Statement three: "I'd never done it before or since. But if a woman is a bit of a power freak and determined to put you down, and if you're not bright enough to do it with words, it can happen. And it did happen in my case." Few public figures would be relaxed about admitting on TV that they're not very smart, but Waterman's appetite for settling old scores apparently outweighs other considerations. Perhaps he secretly read women's magazines in the 1950s, and grew up assuming that his wives (he's had four) would have the decency to conceal their intelligence.

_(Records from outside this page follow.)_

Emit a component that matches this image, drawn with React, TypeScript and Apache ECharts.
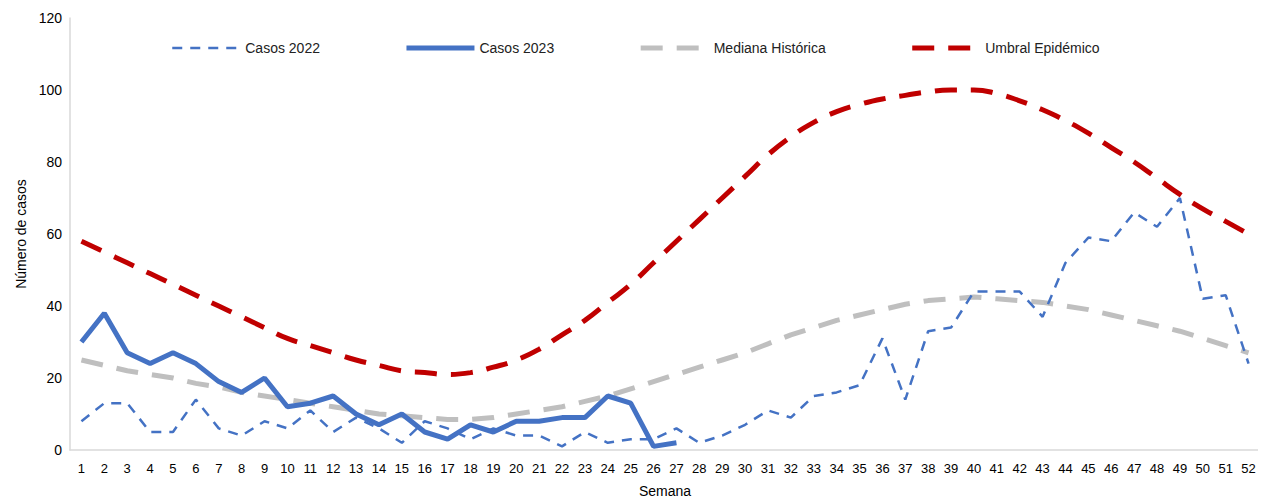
import React, { useEffect, useRef } from "react";
import * as echarts from "echarts";

const weeks = Array.from({ length: 52 }, (_, i) => String(i + 1));
const casos2022 = [8,13,13,5,5,14,6,4,8,6,11,5,9,6,2,8,6,3,6,4,4,1,5,2,3,3,6,2,4,7,11,9,15,16,18,31,14,33,34,44,44,44,37,52,59,58,66,62,70,42,43,24];
const casos2023 = [30,38,27,24,27,24,19,16,20,12,13,15,10,7,10,5,3,7,5,8,8,9,9,15,13,1,2];
const mediana = [25,23.5,22,21,20,18.5,17.5,16,15,14,13,12,11,10,9.5,9,8.5,8.5,9,10,11,12,13.5,15,17,19,21,23,25,27,29.5,32,34,36,37.5,39,40.5,41.5,42,42.5,42,41.5,41,40,39,37.5,36,34.5,33,31,29,27];
const umbral = [58,55,52,49,46,43,40,37,34,31,29,27,25,23.5,22,21.5,21,21.5,23,25,28,32,36,41,46,52,58,64,70,76,82,87,91,94,96,97.5,98.5,99.5,100,100,99,97,94.5,91.5,88,84,80,75.5,71,67,63.5,60];

export default function App() {
  const ref = useRef<HTMLDivElement>(null);
  useEffect(() => {
    const chart = echarts.init(ref.current!, null, { renderer: "svg" });
    const font = "'Liberation Sans', Arial, sans-serif";
    chart.setOption({
      animation: false,
      textStyle: { fontFamily: font },
      grid: { left: 62, right: 6, top: 10, bottom: 48, outerBoundsMode: "none", containLabel: false },
      legend: {
        top: 28, left: 158, itemGap: 84, itemWidth: 68, itemHeight: 14,
        textStyle: { fontSize: 14, color: "#222", fontFamily: font },
        itemStyle: { opacity: 0 },
        data: [
          { name: "Casos 2022", lineStyle: { width: 2.5, type: [10, 8] } },
          { name: "Casos 2023", lineStyle: { width: 5 } },
          { name: "Mediana Histórica", lineStyle: { width: 5, type: [22, 14] } },
          { name: "Umbral Epidémico", lineStyle: { width: 5, type: [22, 14] } },
        ],
      },
      xAxis: {
        type: "category", data: weeks, boundaryGap: true,
        name: "Semana", nameLocation: "middle", nameGap: 34,
        nameTextStyle: { fontSize: 14, color: "#000" },
        axisLine: { lineStyle: { color: "#d9d9d9", width: 1.5 } },
        axisTick: { show: false },
        axisLabel: { color: "#000", fontSize: 13, interval: 0, margin: 12 },
      },
      yAxis: {
        type: "value", min: 0, max: 120, interval: 20,
        name: "Número de casos", nameLocation: "middle", nameGap: 42,
        nameTextStyle: { fontSize: 14, color: "#000" },
        axisLine: { show: true, lineStyle: { color: "#d9d9d9", width: 1.5 } },
        splitLine: { show: false },
        axisLabel: { color: "#000", fontSize: 14 },
      },
      series: [
        { name: "Casos 2022", type: "line", data: casos2022, symbol: "none",
          lineStyle: { color: "#4472c4", width: 2.5, type: [10, 8] }, itemStyle: { color: "#4472c4" } },
        { name: "Casos 2023", type: "line", data: casos2023, symbol: "none",
          lineStyle: { color: "#4472c4", width: 5 }, itemStyle: { color: "#4472c4" } },
        { name: "Mediana Histórica", type: "line", data: mediana, symbol: "none", z: 1,
          lineStyle: { color: "#bfbfbf", width: 5, type: [22, 14] }, itemStyle: { color: "#bfbfbf" } },
        { name: "Umbral Epidémico", type: "line", data: umbral, symbol: "none", smooth: true,
          lineStyle: { color: "#c00000", width: 5, type: [22, 14] }, itemStyle: { color: "#c00000" } },
      ],
    });
    return () => chart.dispose();
  }, []);
  return <div ref={ref} style={{ width: 1258, height: 490 }} />;
}
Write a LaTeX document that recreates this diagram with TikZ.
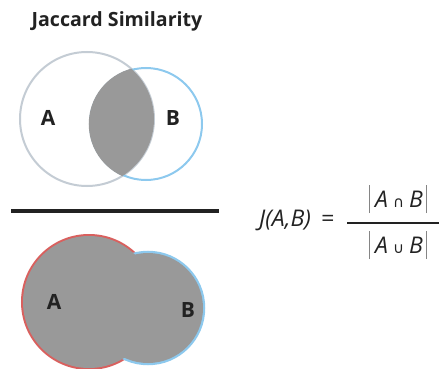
\documentclass[tikz,border=0pt]{standalone}
\usepackage{fontspec}
\setmainfont{Open Sans}
\newfontfamily\symfont{DejaVu Sans}
\usepackage{tikz}

\definecolor{ringA}{HTML}{C4CCD4}
\definecolor{ringB}{HTML}{8DC9EE}
\definecolor{ringR}{HTML}{D9605E}
\definecolor{share}{HTML}{999999}
\definecolor{ink}{HTML}{222222}

\newcommand{\absbar}{\textcolor{ink!55}{\rule[-6pt]{0.9pt}{28pt}}}

\begin{document}
\begin{tikzpicture}[x=1pt, y=-1pt, every node/.style={font=\fontsize{21}{24}\selectfont\bfseries, text=ink, inner sep=0pt},
	setlabel/.style={anchor=center},
	eqtext/.style={font=\fontsize{23}{26}\selectfont\itshape, text=ink, anchor=base}]
	\useasboundingbox (0,0) rectangle (439,369);
	\node (title) at (117,21) {\fontsize{19.6}{22}\selectfont Jaccard Similarity};
	% top: intersection
	\coordinate (ca) at (87,119);
	\coordinate (cb) at (146,124);
	\draw[ringA, line width=2pt, fill=white] (ca) circle[radius=67];
	\draw[ringB, line width=2pt] (cb) circle[radius=56];
	\begin{scope}
		\clip (ca) circle[radius=67];
		\draw[share, fill=share, line width=2.5pt] (cb) circle[radius=56];
	\end{scope}
	\node[setlabel] (la) at (48,118) {A};
	\node[setlabel] (lb) at (173,118) {B};
	\fill[ink] (11,209) rectangle (219,213);
	% bottom: union
	\coordinate (ua) at (89,302);
	\coordinate (ub) at (148,308);
	\draw[ringR, line width=4pt] (ua) circle[radius=66];
	\draw[ringB, line width=4.5pt] (ub) circle[radius=55];
	\fill[share] (ua) circle[radius=66] (ub) circle[radius=55];
	\node[setlabel] (ua lbl) at (54,302) {A};
	\node[setlabel] (ub lbl) at (188,310) {B};
	% formula
	\node[eqtext, anchor=base west] (eq) at (259,226) {J(A,B)\hspace{4pt} =};
	\node[eqtext] (num) at (398,207) {\absbar\hspace{5pt}A\hspace{5pt}{\upshape\symfont\fontsize{15}{16}\selectfont ∩}\hspace{5pt}B\hspace{3pt}\absbar};
	\node[eqtext] (den) at (398,253) {\absbar\hspace{5pt}A\hspace{5pt}{\upshape\symfont\fontsize{15}{16}\selectfont ∪}\hspace{5pt}B\hspace{3pt}\absbar};
	\draw[ink, line width=1.5pt] (347,223) -- (439,223);
\end{tikzpicture}
\end{document}
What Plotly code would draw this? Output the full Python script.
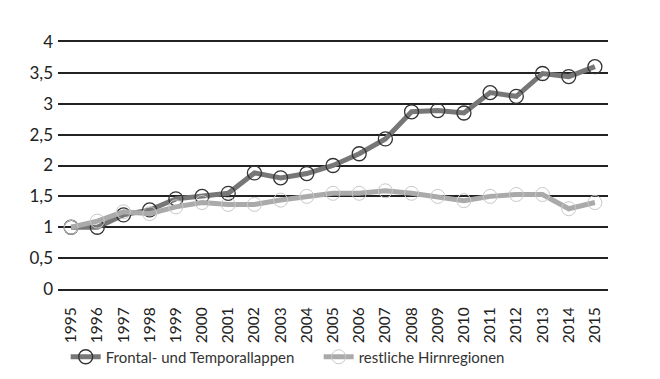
import plotly.graph_objects as go

years = list(range(1995, 2016))
frontal = [1.0, 1.0, 1.2, 1.28, 1.46, 1.5, 1.55, 1.88, 1.8, 1.87, 2.0,
           2.19, 2.43, 2.87, 2.89, 2.85, 3.18, 3.12, 3.49, 3.44, 3.6]
rest = [1.0, 1.1, 1.25, 1.22, 1.33, 1.4, 1.37, 1.37, 1.44, 1.5, 1.55,
        1.55, 1.59, 1.55, 1.5, 1.43, 1.5, 1.53, 1.53, 1.3, 1.4]
ytickvals = [0, 0.5, 1, 1.5, 2, 2.5, 3, 3.5, 4]
yticktext = ["0", "0,5", "1", "1,5", "2", "2,5", "3", "3,5", "4"]

fig = go.Figure()
fig.add_trace(go.Scatter(
    x=years, y=frontal, name="Frontal- und Temporallappen", mode="lines+markers",
    line=dict(color="#777777", width=5),
    marker=dict(symbol="circle-open", size=14, color="#333333", line=dict(width=1.3)),
))
fig.add_trace(go.Scatter(
    x=years, y=rest, name="restliche Hirnregionen", mode="lines+markers",
    line=dict(color="#aaaaaa", width=5),
    marker=dict(symbol="circle-open", size=14, color="#c8c8c8", line=dict(width=1)),
))

fig.update_layout(
    width=660, height=379,
    margin=dict(l=58, r=52, t=42, b=90),
    paper_bgcolor="white", plot_bgcolor="white",
    font=dict(family="Lato, Open Sans, sans-serif", size=17, color="#222222"),
    showlegend=True,
    legend=dict(orientation="h", xref="container", yref="container",
                x=0.0995, xanchor="left", y=1 - 357 / 379, yanchor="middle",
                font=dict(size=15, color="#333333"), itemwidth=30, entrywidth=208,
                bgcolor="rgba(0,0,0,0)"),
    xaxis=dict(range=[1994.5, 2015.5], tickmode="array", tickvals=years,
               ticktext=[str(y) for y in years], tickangle=-90,
               tickfont=dict(size=15.5), automargin=False, ticklabelstandoff=10,
               showline=True, mirror=True, linecolor="#222222", linewidth=2,
               showgrid=False, zeroline=False, ticks=""),
    yaxis=dict(range=[0, 4], tickvals=ytickvals, ticktext=yticktext, automargin=False,
               tickfont=dict(size=17),
               showgrid=True, gridcolor="#222222", gridwidth=2,
               zeroline=False, showline=False, ticks="", ticklabelstandoff=4),
)
fig.write_html("out.html", config={"displayModeBar": False},
               post_script="document.body.style.margin='0';")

It's always surprising to come across someone who's so utterly unaffected by the time he's lived through. The sexual revolution, the second wave of feminism and a raft of equality legislation appear to have passed the actor by, even though he was born in 1948 and in pole position to join in. Lots of men did, and enjoy relationships with women in which both parties treat each other as equals. For those who don't, there is a problem in the shape of a philosophical shift: behaviour that used to be regarded as private, such as knocking "the wife" around on a Saturday night, is rightly no longer overlooked by the state. Spain's first equality minister, Bibiana Aido Almagro, put it well when she told the UN in 2009 that gender violence had "stopped being a personal or private matter" and is now understood as a question of public interest.

Waterman's remarks have caused outrage because they run against this current. It's clear his understanding of domestic violence is as outdated as his Victorian (in his own words) view that "there is a place for women at home". At home or in the wider world, women are entitled to be safe, and there is never any excuse for assaulting a partner.